There was no choice but to go back to the last snapshot and then apply all the changes I had made. Luckily there were not many, and those that could have been tricky – like applications, turned out to be okay because I had retained copies of them on a network volume (I had deleted them from the physical PC that was being migrated to a VM as I completed each transfer). Once that was done I reinstalled the backup software and pulled any local user files from the last backup.
Of course this was a learning exercise and I learnt I should have been
a) using automatic snapshots using the Fusion Autoprotect feature
b) that I should backup the container vmdk file (so I now do that once a week, if the file is not open – an option in Crashplan – to a local NAS)
c) that snapshots are not equal to backups because they are on the same physical host and even if you were to copy them elsewhere, they are a chain of files holding changes from the last snapshot. That means if you lose one, you risk not being able to use later snapshots.
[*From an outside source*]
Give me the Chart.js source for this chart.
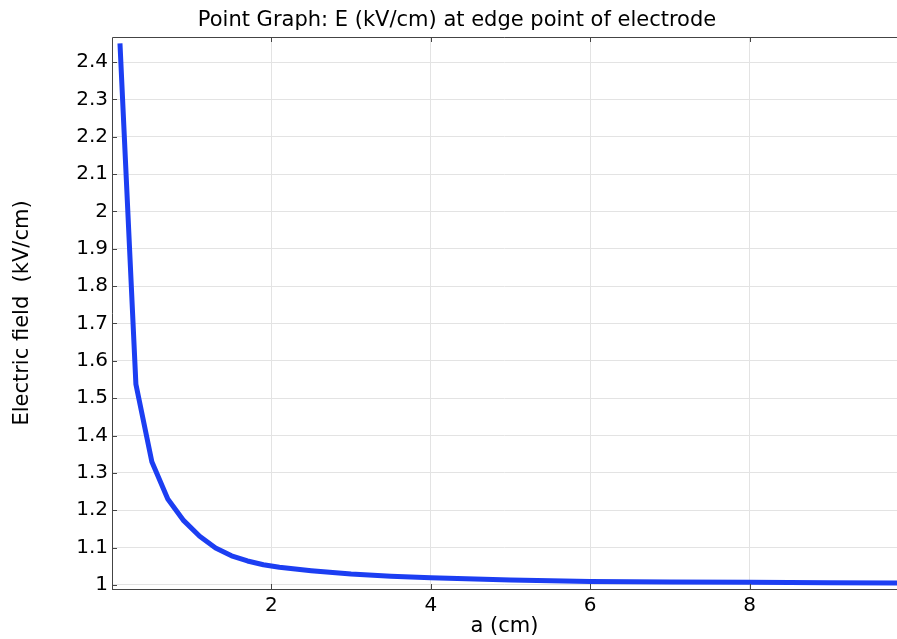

The article https://communities.vmware.com/thread/177906 and https://communities.vmware.com/message/2118363 suggests I might be able to open the corrupt vmdk using VDK or UFS Explorer under a windows 32bit platform… I’ll update this post if I ever try that.
Update: 21st June 2014:
Wow! I tried UFS Explorer (on OSX) against the damaged vmdk file. It had absolutely no problem reading it and let me do a recovery of files without a problem. I didn’t need anything from the container but at least I was able to verify that I had not missed anything in recreating it from an old snapshot + backups.